Ethereum hosts significant amounts of real world assets, where the assets are held offchain in bank accounts or other deposits, which are then traded onchain via tokens that represent a claim on the offchain assets. For instance, many large stablecoins function this way.

The institutions that hold the offchain deposits may have influence over the Ethereum ecosystem. For instance, during an extreme scenario where there is a contentious fork or network upgrade, large depositors can influence which chain becomes widely accepted by only choosing to recognize tokens on one chain or the other.

6.3 Regulatory attack or pressure

Governments and regulators could pressure various entities that control important components of the Ethereum stack to censor or otherwise interfere with the Ethereum protocol. Institutional users of Ethereum could also be impacted by these pressures, which would have further consequences for their users (e.g. a bank who can no longer offer certain crypto products due to regulatory bans).

6.4 Organizational capture of governance

Ethereum's open source governance and development processes are driven by a diverse and global set of teams and companies that maintain core client software, infrastructure, and tooling.

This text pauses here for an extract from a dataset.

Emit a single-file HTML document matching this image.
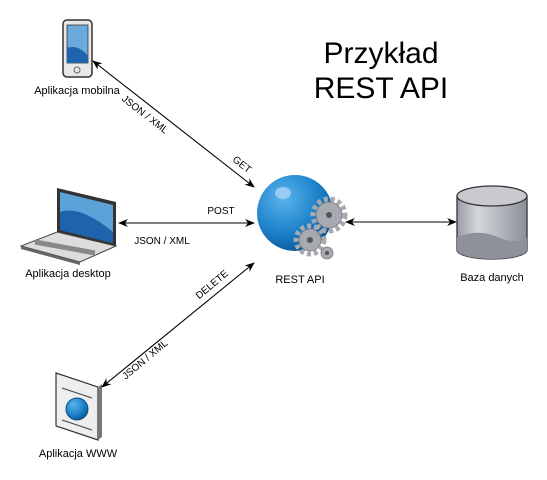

Various forms of influence (corporate acquisitions, funding dependencies, employment of key contributors, conflicts of interest inside existing orgs) could gradually shift the culture and priorities of Ethereum governance. This may lead to alignment with specific commercial or external interests that diverge from the community-driven ethos and established roadmap, potentially weakening Ethereum's neutrality and resilience over time.